◆ TASK DETAILS: Output the lines exactly, from the one where "Rebuild this chart" appears through the one where "from matplotlib.ticker import FuncFormatter" appears. Images are left out.

◆ DATA ROWS:
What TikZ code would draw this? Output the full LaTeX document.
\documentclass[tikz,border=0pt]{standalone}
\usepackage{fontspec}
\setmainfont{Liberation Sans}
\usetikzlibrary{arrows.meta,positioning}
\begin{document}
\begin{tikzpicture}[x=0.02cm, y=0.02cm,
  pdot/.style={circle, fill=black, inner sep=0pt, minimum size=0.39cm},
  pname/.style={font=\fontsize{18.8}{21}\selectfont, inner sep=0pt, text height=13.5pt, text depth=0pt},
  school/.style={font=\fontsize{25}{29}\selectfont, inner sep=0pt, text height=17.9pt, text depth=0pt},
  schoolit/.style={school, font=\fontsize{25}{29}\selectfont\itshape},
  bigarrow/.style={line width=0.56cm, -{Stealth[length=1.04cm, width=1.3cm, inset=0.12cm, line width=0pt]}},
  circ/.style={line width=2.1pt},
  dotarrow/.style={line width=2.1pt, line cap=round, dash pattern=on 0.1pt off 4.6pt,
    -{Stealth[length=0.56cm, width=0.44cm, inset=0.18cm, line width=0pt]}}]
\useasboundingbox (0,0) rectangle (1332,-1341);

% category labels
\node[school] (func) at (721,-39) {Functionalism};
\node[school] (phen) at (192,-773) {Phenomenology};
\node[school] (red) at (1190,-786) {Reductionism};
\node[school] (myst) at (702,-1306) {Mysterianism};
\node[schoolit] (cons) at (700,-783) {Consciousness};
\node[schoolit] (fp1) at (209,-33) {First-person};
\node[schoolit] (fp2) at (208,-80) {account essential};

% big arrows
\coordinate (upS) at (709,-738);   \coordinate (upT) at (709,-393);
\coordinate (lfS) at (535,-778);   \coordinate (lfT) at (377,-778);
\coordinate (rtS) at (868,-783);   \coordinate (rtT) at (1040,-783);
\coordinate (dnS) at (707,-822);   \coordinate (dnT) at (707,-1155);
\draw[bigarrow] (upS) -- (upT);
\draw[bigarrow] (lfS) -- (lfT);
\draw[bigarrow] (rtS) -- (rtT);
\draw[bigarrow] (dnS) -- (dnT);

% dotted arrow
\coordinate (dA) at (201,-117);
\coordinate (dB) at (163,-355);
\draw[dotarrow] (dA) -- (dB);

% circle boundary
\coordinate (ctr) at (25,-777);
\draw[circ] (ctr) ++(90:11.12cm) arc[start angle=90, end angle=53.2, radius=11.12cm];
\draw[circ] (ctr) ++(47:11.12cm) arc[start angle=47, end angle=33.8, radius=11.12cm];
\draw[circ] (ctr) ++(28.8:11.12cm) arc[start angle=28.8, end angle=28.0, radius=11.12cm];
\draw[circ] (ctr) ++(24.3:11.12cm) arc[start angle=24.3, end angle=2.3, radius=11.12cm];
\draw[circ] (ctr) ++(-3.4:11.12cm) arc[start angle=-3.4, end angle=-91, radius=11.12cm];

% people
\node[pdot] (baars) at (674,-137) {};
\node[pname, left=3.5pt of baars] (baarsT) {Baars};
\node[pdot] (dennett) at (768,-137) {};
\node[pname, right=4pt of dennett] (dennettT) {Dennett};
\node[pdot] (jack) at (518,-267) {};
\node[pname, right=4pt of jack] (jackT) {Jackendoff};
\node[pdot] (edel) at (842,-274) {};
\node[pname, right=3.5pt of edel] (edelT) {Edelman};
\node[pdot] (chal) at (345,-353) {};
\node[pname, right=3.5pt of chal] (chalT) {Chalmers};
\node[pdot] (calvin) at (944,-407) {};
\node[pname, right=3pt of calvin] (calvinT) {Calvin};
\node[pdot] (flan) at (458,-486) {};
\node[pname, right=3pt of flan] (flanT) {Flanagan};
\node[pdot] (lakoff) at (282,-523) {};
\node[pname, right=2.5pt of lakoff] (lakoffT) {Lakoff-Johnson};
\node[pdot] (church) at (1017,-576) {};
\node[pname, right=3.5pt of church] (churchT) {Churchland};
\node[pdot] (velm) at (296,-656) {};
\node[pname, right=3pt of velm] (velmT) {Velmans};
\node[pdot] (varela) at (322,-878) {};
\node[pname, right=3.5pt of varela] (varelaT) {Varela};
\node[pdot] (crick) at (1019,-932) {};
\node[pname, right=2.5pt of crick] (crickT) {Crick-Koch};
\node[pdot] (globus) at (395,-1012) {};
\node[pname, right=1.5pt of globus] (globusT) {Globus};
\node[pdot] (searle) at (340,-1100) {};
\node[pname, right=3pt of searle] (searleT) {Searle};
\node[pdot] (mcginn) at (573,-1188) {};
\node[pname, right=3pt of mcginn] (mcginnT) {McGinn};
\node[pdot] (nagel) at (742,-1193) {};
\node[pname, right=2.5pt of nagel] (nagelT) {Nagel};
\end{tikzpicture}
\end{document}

==

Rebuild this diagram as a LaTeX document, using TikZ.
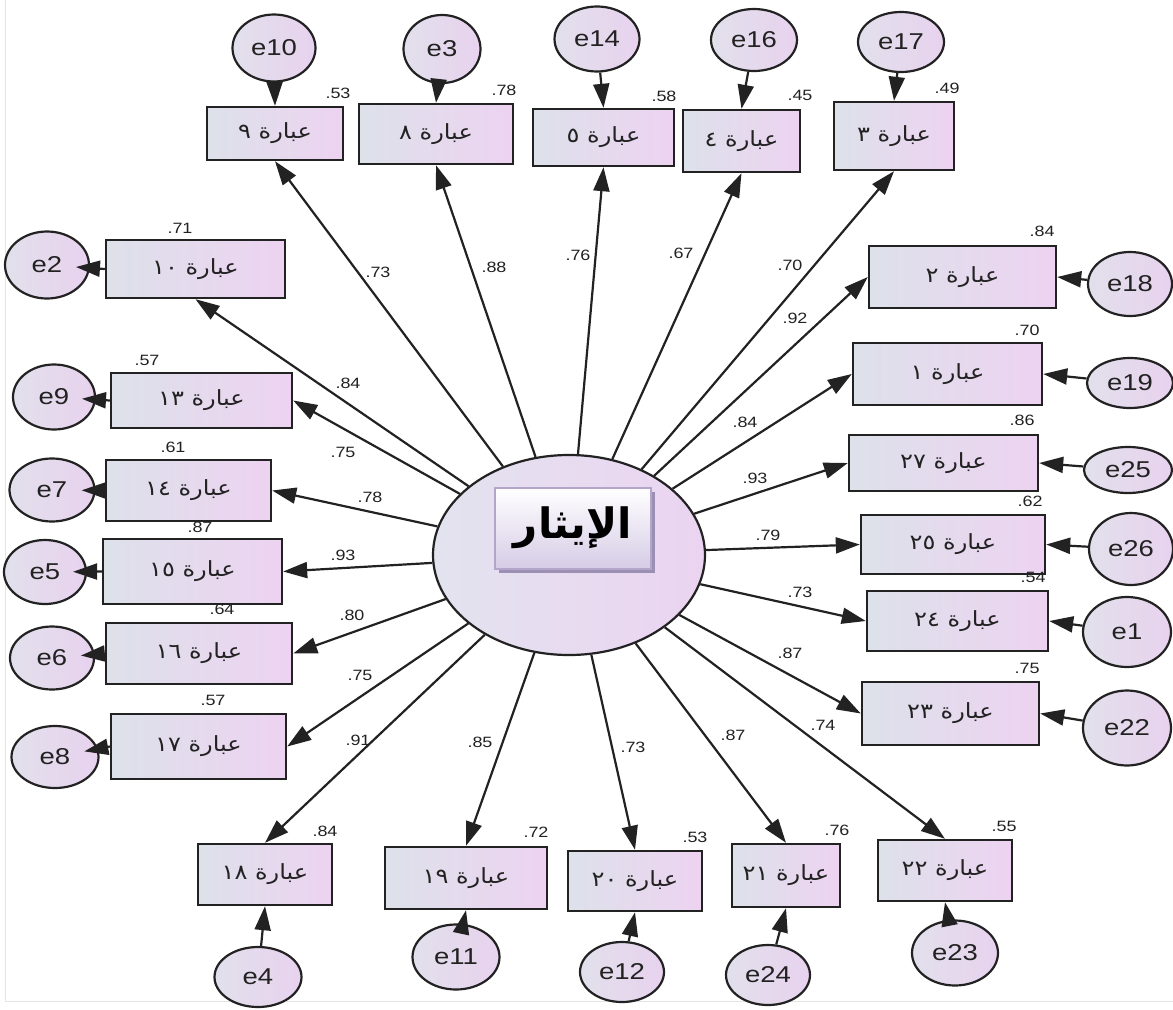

==

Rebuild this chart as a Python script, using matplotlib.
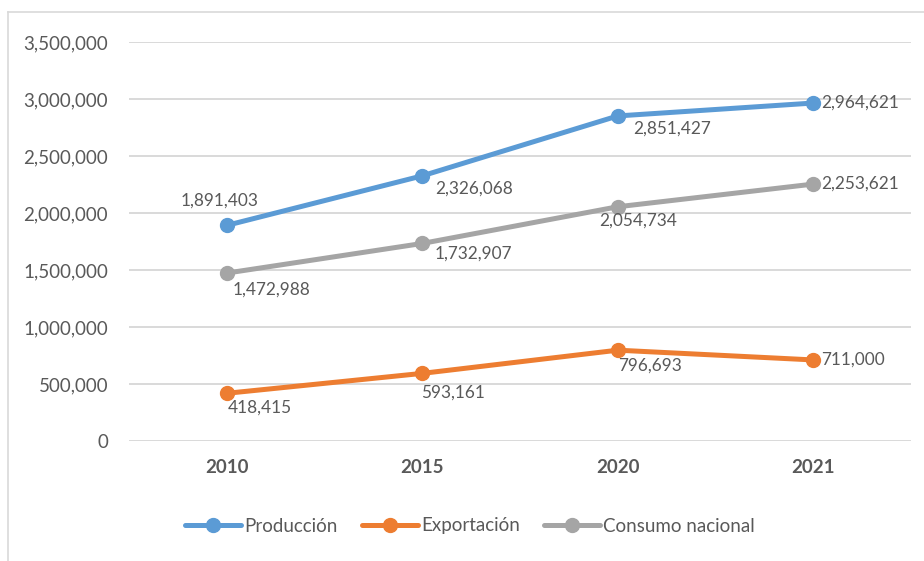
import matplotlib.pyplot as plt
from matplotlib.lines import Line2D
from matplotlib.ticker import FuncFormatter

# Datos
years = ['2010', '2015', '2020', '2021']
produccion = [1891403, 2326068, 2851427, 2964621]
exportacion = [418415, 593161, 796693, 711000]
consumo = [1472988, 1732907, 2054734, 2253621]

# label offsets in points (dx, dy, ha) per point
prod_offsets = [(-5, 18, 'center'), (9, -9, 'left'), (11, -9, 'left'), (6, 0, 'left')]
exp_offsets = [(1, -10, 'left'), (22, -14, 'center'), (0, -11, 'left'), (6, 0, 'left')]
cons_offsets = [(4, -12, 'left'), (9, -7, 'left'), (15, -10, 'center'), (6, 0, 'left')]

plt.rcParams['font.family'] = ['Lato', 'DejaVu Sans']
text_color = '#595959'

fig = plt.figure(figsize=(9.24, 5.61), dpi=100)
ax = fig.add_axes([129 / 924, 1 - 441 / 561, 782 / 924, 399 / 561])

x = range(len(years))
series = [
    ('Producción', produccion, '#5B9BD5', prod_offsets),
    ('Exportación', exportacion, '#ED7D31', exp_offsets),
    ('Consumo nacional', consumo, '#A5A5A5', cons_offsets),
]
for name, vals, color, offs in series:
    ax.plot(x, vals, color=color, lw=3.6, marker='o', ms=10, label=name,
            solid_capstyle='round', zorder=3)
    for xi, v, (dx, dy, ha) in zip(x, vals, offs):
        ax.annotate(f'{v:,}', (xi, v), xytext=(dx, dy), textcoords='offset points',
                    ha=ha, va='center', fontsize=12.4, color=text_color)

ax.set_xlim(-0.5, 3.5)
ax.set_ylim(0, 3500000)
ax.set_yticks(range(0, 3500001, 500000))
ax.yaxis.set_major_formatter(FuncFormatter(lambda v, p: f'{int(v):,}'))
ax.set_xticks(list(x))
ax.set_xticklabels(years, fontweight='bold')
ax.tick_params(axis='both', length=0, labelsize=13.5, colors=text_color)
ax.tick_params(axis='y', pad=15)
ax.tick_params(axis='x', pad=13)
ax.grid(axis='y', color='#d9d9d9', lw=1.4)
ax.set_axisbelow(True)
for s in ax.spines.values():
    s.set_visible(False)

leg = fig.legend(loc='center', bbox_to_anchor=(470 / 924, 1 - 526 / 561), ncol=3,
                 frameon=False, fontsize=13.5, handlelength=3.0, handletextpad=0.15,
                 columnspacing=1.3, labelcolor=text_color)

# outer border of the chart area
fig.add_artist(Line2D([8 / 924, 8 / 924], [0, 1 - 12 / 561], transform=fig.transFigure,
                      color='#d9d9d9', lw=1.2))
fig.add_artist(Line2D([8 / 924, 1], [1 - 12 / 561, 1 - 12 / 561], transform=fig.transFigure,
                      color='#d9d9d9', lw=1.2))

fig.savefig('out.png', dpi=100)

◆ COMPLETE RESPONSE:
Rebuild this chart as a Python script, using matplotlib.
import matplotlib.pyplot as plt
from matplotlib.lines import Line2D
from matplotlib.ticker import FuncFormatter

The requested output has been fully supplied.